Again, the example is just here to illustrate the nature of the problem. In reality, pX and pY can be two pointer data member in two diﬀerent dynamically allocated object. That makes it nearly impossible to see that we may continue to use what a pointer points to when the object is already freed.

3.3 The Right solution

C is really ill-suited to handle complex data structures that involve many pointers in dynamically allocated objects pointing to other dynamically allocated objects. If a program or algorithm requires such complex structures, a programmer should consider using some other programming languages.

C++ is better than C in many ways. For example, C++ has constructors and destructors. There member methods are called automatically when an object is created and destroyed, respectively. They can be utilized to invoke the logic to clean up dynamically allocated objects.

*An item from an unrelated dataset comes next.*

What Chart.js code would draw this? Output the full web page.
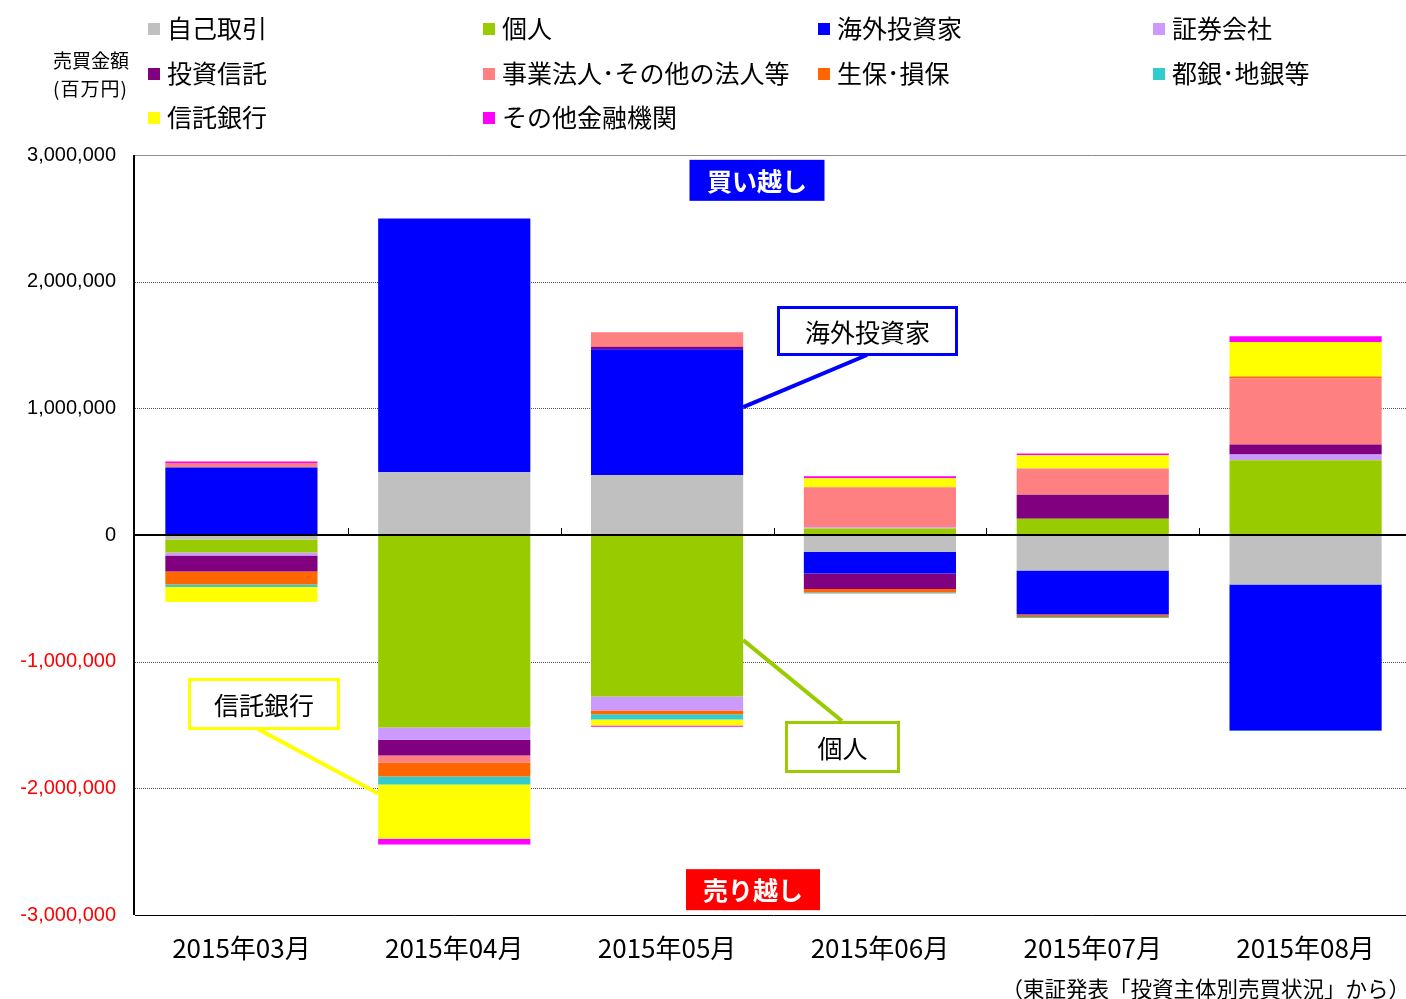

Better yet, scripting languages like Perl deals with dynamically allocated objects natively. There is no free or delete. Java has similar capabilities.

4 Alias and deletable

Just so that we do not use well-deﬁned terms like “pointer”, “reference” and “handle”, we’ll deﬁne some new terms.

A deletable is an object that is dynamically allocated, and it is can be deleted (freed or deallocated, same meaning). Not only that, a deletable also knows the logic of deleting itself. In other words, when a deletable is deleted, it may trigger the deletion of other deletables.

An alias is a way to access a deletable. It is “kind of” like a pointer, but it is not. There are two kinds of aliases. A named alias is one that is either a variable (with a name). A nameless alias is one that is in dynamically allocated memory.

4.1 ADT

The ADT of an alias is deﬁned as follows:

initialize nameless alias: this operation initializes an alias that is a part of an object that is dynamically allocated. A nameless alias is an alias of nothing after initialization.
initialize named alias: this operation initializes an alias that is a variable. A named alias is an alias of nothing after initialization.
clone nameless alias: this operation changes a nameless alias so it becomes the clone of another alias (named or nameless).
clone named alias: this operation changes a named alias so it becomes the clone of another alias (named or nameless).
alias of nothing: this is a predeﬁned named alias that is an alias of nothing.
is alias of nothing: this returns a boolean to indicate whether an alias is an alias of nothing.
get payload: this returns the payload of the deletable of an alias. If an alias is an alias of nothing, then the payload is a NULL pointer.
set payload: this sets the payload of the deletable of an alias. Is an alias is an alias of nothing, setting the payload creates a deletable and automatically set the alias to become an alias of the newly created deletable. The payload is speciﬁed by a pointer to a dynamically allocated object, and an array of pointers to functions related to that type of objects.

The ADT of a deletable is as follows:

attach: a deletable can be attached to an alias.
detach: a deletable can be detached from an alias. If a deletable is no longer attached to any named alias directly or indirectly, the detach operation uses the table of functions stored in the alias to logically delete the deletable and its payload.
get payload: returns the payload of a deletable
set payload: sets the payload of a deletable

4.2 Representation

The internal structure of an alias is as follows:

struct _Alias
{
struct _Deletable *pD;
unsigned isNamed : 1; // a bit field
};

The internal structure of a deletable is as follows:

struct _Deletable
{
  unsigned namedRefCount; // direct named reference counter
  unsigned namelessRefCount; // direct nameless ref counter
  void (**methods)(void *);
  void *payload;
  unsigned reached : 1;
};

The array of methods can use an enumerated type for indexing:

enum alias_methods
{
  logicalDelete;
  reach,
  resetReach
};